What this task involves: Would you transcribe all of the data exactly, down to the last character?

Input material:
* * *

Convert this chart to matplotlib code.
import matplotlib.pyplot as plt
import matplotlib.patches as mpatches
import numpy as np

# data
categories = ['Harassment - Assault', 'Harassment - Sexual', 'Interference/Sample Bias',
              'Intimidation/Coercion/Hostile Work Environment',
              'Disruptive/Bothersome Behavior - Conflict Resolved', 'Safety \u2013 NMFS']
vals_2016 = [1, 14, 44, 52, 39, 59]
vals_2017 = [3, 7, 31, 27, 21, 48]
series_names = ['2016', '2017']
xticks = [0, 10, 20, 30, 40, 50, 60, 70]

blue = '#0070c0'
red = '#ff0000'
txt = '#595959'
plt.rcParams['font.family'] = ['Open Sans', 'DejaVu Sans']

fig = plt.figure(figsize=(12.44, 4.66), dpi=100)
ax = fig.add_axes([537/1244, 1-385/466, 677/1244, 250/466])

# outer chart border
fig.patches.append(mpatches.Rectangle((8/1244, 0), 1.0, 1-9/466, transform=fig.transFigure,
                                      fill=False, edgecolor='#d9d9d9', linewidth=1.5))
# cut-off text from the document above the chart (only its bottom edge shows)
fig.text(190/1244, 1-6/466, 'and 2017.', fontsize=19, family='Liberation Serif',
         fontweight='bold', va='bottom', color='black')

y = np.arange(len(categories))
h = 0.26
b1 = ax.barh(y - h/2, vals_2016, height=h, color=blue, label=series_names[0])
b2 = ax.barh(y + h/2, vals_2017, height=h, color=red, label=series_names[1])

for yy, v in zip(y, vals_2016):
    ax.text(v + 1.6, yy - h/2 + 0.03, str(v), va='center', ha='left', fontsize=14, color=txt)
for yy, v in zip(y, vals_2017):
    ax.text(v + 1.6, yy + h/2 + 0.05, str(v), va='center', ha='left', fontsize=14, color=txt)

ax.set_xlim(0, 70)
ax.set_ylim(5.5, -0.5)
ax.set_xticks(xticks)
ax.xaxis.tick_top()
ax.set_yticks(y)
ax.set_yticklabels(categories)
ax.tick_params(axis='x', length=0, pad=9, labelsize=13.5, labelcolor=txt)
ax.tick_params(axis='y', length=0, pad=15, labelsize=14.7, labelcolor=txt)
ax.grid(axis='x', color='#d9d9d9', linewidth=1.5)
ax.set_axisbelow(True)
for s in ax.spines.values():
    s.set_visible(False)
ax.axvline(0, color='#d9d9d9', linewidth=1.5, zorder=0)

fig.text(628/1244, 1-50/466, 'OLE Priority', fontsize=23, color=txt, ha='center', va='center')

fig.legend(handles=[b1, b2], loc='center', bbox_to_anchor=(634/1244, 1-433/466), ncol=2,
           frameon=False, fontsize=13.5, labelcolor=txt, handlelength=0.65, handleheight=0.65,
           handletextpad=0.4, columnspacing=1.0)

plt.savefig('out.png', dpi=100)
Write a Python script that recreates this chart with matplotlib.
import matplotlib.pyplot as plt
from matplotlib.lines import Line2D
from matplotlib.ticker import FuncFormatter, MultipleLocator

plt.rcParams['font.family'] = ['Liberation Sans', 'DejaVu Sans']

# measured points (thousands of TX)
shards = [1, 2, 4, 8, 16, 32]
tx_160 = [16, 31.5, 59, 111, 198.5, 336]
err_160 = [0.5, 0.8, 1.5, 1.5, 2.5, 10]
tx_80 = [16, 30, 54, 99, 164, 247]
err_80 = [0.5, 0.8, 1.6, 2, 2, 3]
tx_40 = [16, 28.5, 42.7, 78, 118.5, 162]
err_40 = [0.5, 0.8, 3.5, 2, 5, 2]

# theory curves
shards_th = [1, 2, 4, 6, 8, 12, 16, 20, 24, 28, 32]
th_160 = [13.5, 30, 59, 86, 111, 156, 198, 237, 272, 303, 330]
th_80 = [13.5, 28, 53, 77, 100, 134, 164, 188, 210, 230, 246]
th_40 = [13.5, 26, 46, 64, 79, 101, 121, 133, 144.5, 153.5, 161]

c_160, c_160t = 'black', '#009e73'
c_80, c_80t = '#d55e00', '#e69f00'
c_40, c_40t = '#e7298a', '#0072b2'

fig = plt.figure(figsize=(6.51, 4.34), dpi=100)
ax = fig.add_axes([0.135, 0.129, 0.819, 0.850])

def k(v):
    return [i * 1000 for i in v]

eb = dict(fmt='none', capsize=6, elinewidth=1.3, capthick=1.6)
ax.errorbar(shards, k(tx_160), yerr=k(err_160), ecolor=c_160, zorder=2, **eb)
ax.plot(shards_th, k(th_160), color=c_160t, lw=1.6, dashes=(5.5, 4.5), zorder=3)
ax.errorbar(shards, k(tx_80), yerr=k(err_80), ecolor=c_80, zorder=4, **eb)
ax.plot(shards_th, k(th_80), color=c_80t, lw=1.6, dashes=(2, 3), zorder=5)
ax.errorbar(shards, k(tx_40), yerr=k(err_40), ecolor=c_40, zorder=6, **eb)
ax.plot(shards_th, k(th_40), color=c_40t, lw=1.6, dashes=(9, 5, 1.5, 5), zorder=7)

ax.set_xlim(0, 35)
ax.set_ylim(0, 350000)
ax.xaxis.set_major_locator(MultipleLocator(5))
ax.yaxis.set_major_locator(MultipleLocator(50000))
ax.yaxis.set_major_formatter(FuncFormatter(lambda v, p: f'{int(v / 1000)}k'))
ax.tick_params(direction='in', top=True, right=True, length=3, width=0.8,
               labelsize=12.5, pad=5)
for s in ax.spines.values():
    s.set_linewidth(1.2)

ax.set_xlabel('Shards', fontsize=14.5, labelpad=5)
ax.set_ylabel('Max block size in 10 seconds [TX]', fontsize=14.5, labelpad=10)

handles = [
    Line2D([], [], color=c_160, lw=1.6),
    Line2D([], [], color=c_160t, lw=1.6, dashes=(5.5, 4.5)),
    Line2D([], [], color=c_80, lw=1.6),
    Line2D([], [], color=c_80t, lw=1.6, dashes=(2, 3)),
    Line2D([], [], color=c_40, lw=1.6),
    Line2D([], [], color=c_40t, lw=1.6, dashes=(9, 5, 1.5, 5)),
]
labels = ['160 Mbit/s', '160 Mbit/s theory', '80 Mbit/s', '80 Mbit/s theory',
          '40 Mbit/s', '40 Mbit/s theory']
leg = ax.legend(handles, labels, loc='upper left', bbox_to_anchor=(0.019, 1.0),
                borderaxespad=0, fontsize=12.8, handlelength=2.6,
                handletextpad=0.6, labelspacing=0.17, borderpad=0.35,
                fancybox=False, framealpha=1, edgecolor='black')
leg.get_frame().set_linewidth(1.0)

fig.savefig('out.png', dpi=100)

* * *

Result of the task:
Convert this chart to matplotlib code.
import matplotlib.pyplot as plt
import matplotlib.patches as mpatches
import numpy as np

# data
categories = ['Harassment - Assault', 'Harassment - Sexual', 'Interference/Sample Bias',
              'Intimidation/Coercion/Hostile Work Environment',
              'Disruptive/Bothersome Behavior - Conflict Resolved', 'Safety \u2013 NMFS']
vals_2016 = [1, 14, 44, 52, 39, 59]
vals_2017 = [3, 7, 31, 27, 21, 48]
series_names = ['2016', '2017']
xticks = [0, 10, 20, 30, 40, 50, 60, 70]

blue = '#0070c0'
red = '#ff0000'
txt = '#595959'
plt.rcParams['font.family'] = ['Open Sans', 'DejaVu Sans']

fig = plt.figure(figsize=(12.44, 4.66), dpi=100)
ax = fig.add_axes([537/1244, 1-385/466, 677/1244, 250/466])

# outer chart border
fig.patches.append(mpatches.Rectangle((8/1244, 0), 1.0, 1-9/466, transform=fig.transFigure,
                                      fill=False, edgecolor='#d9d9d9', linewidth=1.5))
# cut-off text from the document above the chart (only its bottom edge shows)
fig.text(190/1244, 1-6/466, 'and 2017.', fontsize=19, family='Liberation Serif',
         fontweight='bold', va='bottom', color='black')

y = np.arange(len(categories))
h = 0.26
b1 = ax.barh(y - h/2, vals_2016, height=h, color=blue, label=series_names[0])
b2 = ax.barh(y + h/2, vals_2017, height=h, color=red, label=series_names[1])

for yy, v in zip(y, vals_2016):
    ax.text(v + 1.6, yy - h/2 + 0.03, str(v), va='center', ha='left', fontsize=14, color=txt)
for yy, v in zip(y, vals_2017):
    ax.text(v + 1.6, yy + h/2 + 0.05, str(v), va='center', ha='left', fontsize=14, color=txt)

ax.set_xlim(0, 70)
ax.set_ylim(5.5, -0.5)
ax.set_xticks(xticks)
ax.xaxis.tick_top()
ax.set_yticks(y)
ax.set_yticklabels(categories)
ax.tick_params(axis='x', length=0, pad=9, labelsize=13.5, labelcolor=txt)
ax.tick_params(axis='y', length=0, pad=15, labelsize=14.7, labelcolor=txt)
ax.grid(axis='x', color='#d9d9d9', linewidth=1.5)
ax.set_axisbelow(True)
for s in ax.spines.values():
    s.set_visible(False)
ax.axvline(0, color='#d9d9d9', linewidth=1.5, zorder=0)

fig.text(628/1244, 1-50/466, 'OLE Priority', fontsize=23, color=txt, ha='center', va='center')

fig.legend(handles=[b1, b2], loc='center', bbox_to_anchor=(634/1244, 1-433/466), ncol=2,
           frameon=False, fontsize=13.5, labelcolor=txt, handlelength=0.65, handleheight=0.65,
           handletextpad=0.4, columnspacing=1.0)

plt.savefig('out.png', dpi=100)
Write a Python script that recreates this chart with matplotlib.
import matplotlib.pyplot as plt
from matplotlib.lines import Line2D
from matplotlib.ticker import FuncFormatter, MultipleLocator

plt.rcParams['font.family'] = ['Liberation Sans', 'DejaVu Sans']

# measured points (thousands of TX)
shards = [1, 2, 4, 8, 16, 32]
tx_160 = [16, 31.5, 59, 111, 198.5, 336]
err_160 = [0.5, 0.8, 1.5, 1.5, 2.5, 10]
tx_80 = [16, 30, 54, 99, 164, 247]
err_80 = [0.5, 0.8, 1.6, 2, 2, 3]
tx_40 = [16, 28.5, 42.7, 78, 118.5, 162]
err_40 = [0.5, 0.8, 3.5, 2, 5, 2]

# theory curves
shards_th = [1, 2, 4, 6, 8, 12, 16, 20, 24, 28, 32]
th_160 = [13.5, 30, 59, 86, 111, 156, 198, 237, 272, 303, 330]
th_80 = [13.5, 28, 53, 77, 100, 134, 164, 188, 210, 230, 246]
th_40 = [13.5, 26, 46, 64, 79, 101, 121, 133, 144.5, 153.5, 161]

c_160, c_160t = 'black', '#009e73'
c_80, c_80t = '#d55e00', '#e69f00'
c_40, c_40t = '#e7298a', '#0072b2'

fig = plt.figure(figsize=(6.51, 4.34), dpi=100)
ax = fig.add_axes([0.135, 0.129, 0.819, 0.850])

def k(v):
    return [i * 1000 for i in v]

eb = dict(fmt='none', capsize=6, elinewidth=1.3, capthick=1.6)
ax.errorbar(shards, k(tx_160), yerr=k(err_160), ecolor=c_160, zorder=2, **eb)
ax.plot(shards_th, k(th_160), color=c_160t, lw=1.6, dashes=(5.5, 4.5), zorder=3)
ax.errorbar(shards, k(tx_80), yerr=k(err_80), ecolor=c_80, zorder=4, **eb)
ax.plot(shards_th, k(th_80), color=c_80t, lw=1.6, dashes=(2, 3), zorder=5)
ax.errorbar(shards, k(tx_40), yerr=k(err_40), ecolor=c_40, zorder=6, **eb)
ax.plot(shards_th, k(th_40), color=c_40t, lw=1.6, dashes=(9, 5, 1.5, 5), zorder=7)

ax.set_xlim(0, 35)
ax.set_ylim(0, 350000)
ax.xaxis.set_major_locator(MultipleLocator(5))
ax.yaxis.set_major_locator(MultipleLocator(50000))
ax.yaxis.set_major_formatter(FuncFormatter(lambda v, p: f'{int(v / 1000)}k'))
ax.tick_params(direction='in', top=True, right=True, length=3, width=0.8,
               labelsize=12.5, pad=5)
for s in ax.spines.values():
    s.set_linewidth(1.2)

ax.set_xlabel('Shards', fontsize=14.5, labelpad=5)
ax.set_ylabel('Max block size in 10 seconds [TX]', fontsize=14.5, labelpad=10)

handles = [
    Line2D([], [], color=c_160, lw=1.6),
    Line2D([], [], color=c_160t, lw=1.6, dashes=(5.5, 4.5)),
    Line2D([], [], color=c_80, lw=1.6),
    Line2D([], [], color=c_80t, lw=1.6, dashes=(2, 3)),
    Line2D([], [], color=c_40, lw=1.6),
    Line2D([], [], color=c_40t, lw=1.6, dashes=(9, 5, 1.5, 5)),
]
labels = ['160 Mbit/s', '160 Mbit/s theory', '80 Mbit/s', '80 Mbit/s theory',
          '40 Mbit/s', '40 Mbit/s theory']
leg = ax.legend(handles, labels, loc='upper left', bbox_to_anchor=(0.019, 1.0),
                borderaxespad=0, fontsize=12.8, handlelength=2.6,
                handletextpad=0.6, labelspacing=0.17, borderpad=0.35,
                fancybox=False, framealpha=1, edgecolor='black')
leg.get_frame().set_linewidth(1.0)

fig.savefig('out.png', dpi=100)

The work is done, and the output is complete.